Gelukkig krijgen Tessa Snoek, Emma Engbers, Roos Markus en Brit Qualm de tijd om wat te laten zien. Vreugdenhil Dairy Foods, een belangrijke pion op het schaakbord van de internationale zuivelmarkt met de productie van melkpoeder als specialiteit, doet niet moeilijk. Het bedrijf uit Nijkerk neemt de plaats in van Mastermind/ Rekenservice en kondigt meteen aan dat in elk geval voor drie seizoenen te doen. Zo’n ruggensteuntje kan net helpen bij het slechten van de barrière waar veel sporters op botsen: die eerste zege.

Foto: Glenn Wassenbergh

Tessa Snoek, bijna 24, is een ervaringsdeskundige. Ze heeft onmiddellijk een race paraat waarin ze de overwinning rook: de Alternatieve Elfstedentocht van 2020. “Reden we in de kopgroep van vijf. Ja, Emma ook, al was dat toen geen ploeggenote van me. Zij schaatste voor Mastermind, ik zat bij Nedflex. Volgens mij verwachtten we allebei dat die vlucht nooit zou standhouden. Deed-ie dus wel. We bleven voorop met ons vijven. Tja, toen moesten we plotseling sprinten om de winst. Dat was een heel mooie kans…” Ze zegt het goed, een mooie kans. Daar bleef het bij. Verkwanseld. Laura van Ramshorst zegevierde, Engbers eindigde als tweede en Snoek finishte als nummer vier.

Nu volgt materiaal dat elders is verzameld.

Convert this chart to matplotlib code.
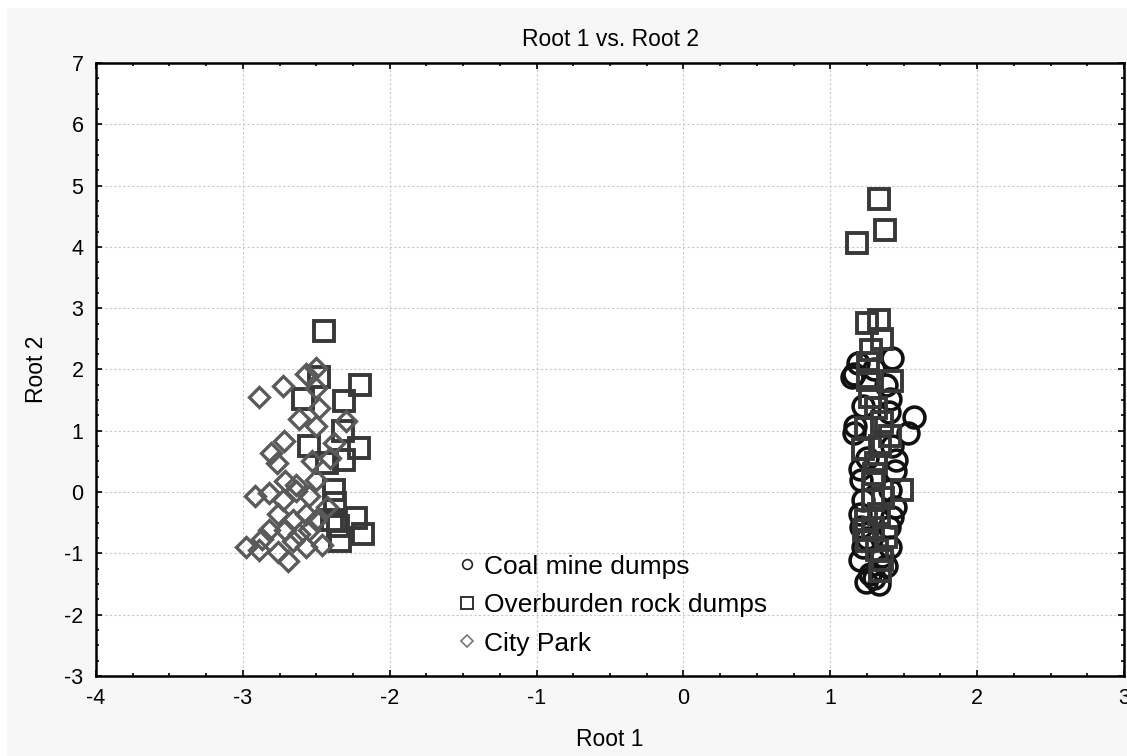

“Afgelopen seizoen streden we ook geregeld mee om de podiumplaatsen”, haalt ze de prestaties van Engbers, Markus en zichzelf aan. “Het is helaas nog niet onze kant op gevallen. Dat is een kwestie van tijd. Denk ik. Hóóp ik.” Snoek kan altijd even navragen bij haar vriend hoe het moet. Harm Visser heeft dit jaar de smaak te pakken gekregen als afmaker van Jumbo-Visma, met vier dagprijzen en de eindzege in het algemeen klassement van de Marathon Cup.

Emma Engbers wordt in september 33, maar rost nog net zo makkelijk de ijsbanen af als dertien jaar geleden. Met zo’n staat van dienst vermoed je automatisch dat deze routinier op z’n minst een keer ergens heeft toegeslagen. Ook zij gaat graag even terug naar die 29e januari van drie jaar geleden, op de voor schaatsers beroemde Weissensee. “Ik hoopte die dag te winnen, al wist ik onderweg dat het moeilijk zou zijn te winnen van Laura. Tweehonderd kilometer is lastig hoor. Ik was hartstikke moe aan het eind. Dat moet de reden zijn geweest, want ik deed volgens mij alles naar behoren. Achteraf vroeg ik mezelf af of ik me niet meer had moeten sparen. Dat denkend zeg ik ook: waarschijnlijk zou ik dan niet eens in de kopgroep hebben gereden”, merkt Engbers op.

Foto: Glenn Wassenbergh

Rond 2015, toen er een handjevol ereplaatsen binnendruppelde, heeft ze gedacht dat de primeur niet lang meer op zich zou laten wachten. Dat gebeurde toch. “De seizoenen erna begon ik naar dat moment toe te leven. Het lukte echter niet en op een gegeven moment ging me het een beetje belemmeren. Ik heb er met een mental coach over gepraat. Het gevolg was dat ik wat vrijer kon schaatsen, zo het plezier hervond en ben doorgegaan, terwijl ik op punten van stoppen stond.”

Plezier. Dat woord zou ze met hoofdletters schrijven als ze zou moeten aangeven wat haar in het vrouwenpeloton houdt. “Ik wil nog steeds die eerste wedstrijd op mijn naam schrijven, maar het is geen drempel voor me. Ze diept nog een pijnlijke ontknoping op uit haar geheugen: de finale van de Trachitol Trophy in 2019, op de baan van Groningen. “Het was een duel tussen Pien Keulstra en mij. Ik moest haar kunnen hebben in de sprint. Het uitgangspunt in mijn hoofd was al goed hè, haha! Ik zat prima in de wedstrijd, was gefocust en had een plan. Van Pien, afkomstig van de langebaan, wist ik dat ze verschrikkelijk snelle 1500 meters kon schaatsen, oftewel een paar heel harde slotronden. Zij trok ’m heel vroeg aan. Ik deed wat ik kon, maar kwam er niet meer overheen. Over die uitslag heb ik nog veel gesprekken gevoerd met mijn ploegleiders.”

Streep eronder, we bevinden ons in 2023. Nieuwe ronde, volop kansen. En…gedeelde smart, omdat er nog niemand van het kwartet met de armen omhoog onder de finishboog door is gegleden. Zelfverzekerd: “We kunnen alle vier podium rijden, dus ook winnen.”